Desenho Preliminar: Os artistas traçavam as diretrizes da composição usando uma grade para garantir as proporções corretas, conforme o cânone egípcio. Em seguida, os contornos das figuras e objetos eram esboçados em vermelho ou preto.
Pigmentos: Os pigmentos eram derivados de minerais e terras naturais, moídos e misturados com um aglutinante, provavelmente goma arábica ou clara de ovo, para criar a tinta.
Vermelho: Óxido de ferro (ocre vermelho).
Amarelo: Óxido de ferro (ocre amarelo) ou orpimento.
Azul: Frits de cobre (azul egípcio), uma inovação egípcia notável.
Verde: Malaquita moída ou frits de cobre.
Preto: Carvão vegetal ou manganês.
Branco: Gesso ou calcário.
Aplicação da Tinta: As cores eram aplicadas em camadas planas e opacas, com pouca ou nenhuma sobreposição ou gradação de tons. A perspectiva era rara; em vez disso, as figuras eram frequentemente representadas em uma perspectiva hierática, onde o tamanho indicava importância, e em uma perspectiva composta (cabeça de perfil, olho frontal, ombros frontais e pernas de perfil).
Detalhes e Contornos: Após a aplicação das cores, os contornos eram frequentemente refinados com linhas pretas, e detalhes menores eram adicionados.
Pinturas em Papiros: A Arte Portátil
As ilustrações em papiros, especialmente nos Livros dos Mortos, eram feitas com técnicas semelhantes às dos murais, mas em uma escala menor e com maior flexibilidade.
Preparação do Papiro: O papiro era preparado a partir das hastes da planta de papiro, que eram cortadas em tiras, sobrepostas em duas camadas (horizontal e vertical), prensadas e secas para formar uma "folha". Várias folhas podiam ser coladas para formar rolos longos.
Desenho e Pintura: Assim como nos murais, os artistas esboçavam os desenhos e depois aplicavam os pigmentos. A natureza absorvente do papiro permitia uma aplicação suave e vibrante das cores.

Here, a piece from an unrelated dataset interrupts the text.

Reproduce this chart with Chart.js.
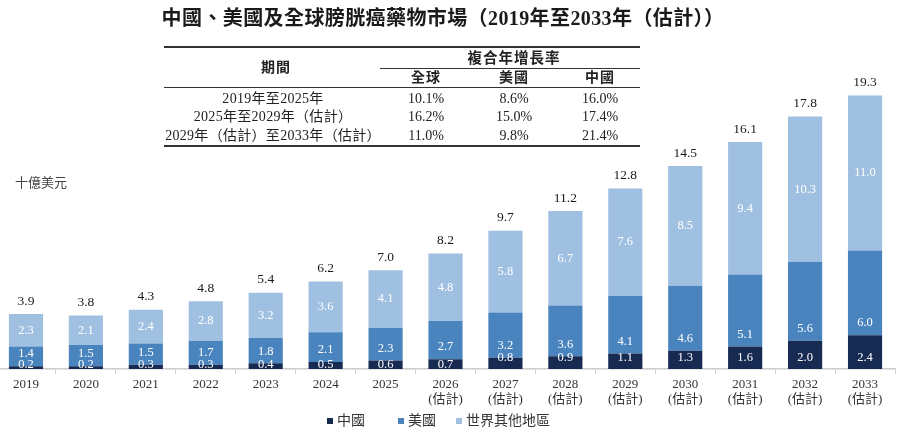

Escrita Hieroglífica: As imagens eram frequentemente acompanhadas por colunas de hieróglifos, que forneciam os feitiços, hinos e orações essenciais para a jornada do falecido no submundo. A escrita e a imagem eram intrinsecamente ligadas.
Conclusão
A pintura em afrescos de tumbas e em papiros no Antigo Egito não era apenas uma forma de expressão artística, mas um pilar fundamental da sua cosmovisão. Através de temas que abrangiam a vida cotidiana, rituais funerários complexos e o vasto panteão de deuses, os egípcios buscavam perpetuar a vida, garantir a ordem e facilitar a passagem para a eternidade. As técnicas empregadas, embora baseadas em materiais naturais e ferramentas simples, demonstram uma mestria notável e um profundo entendimento dos princípios estéticos e simbólicos. Ao estudarmos essas obras, somos transportados para um mundo onde a arte e a espiritualidade se entrelaçavam, revelando a alma de uma das civilizações mais fascinantes da história humana.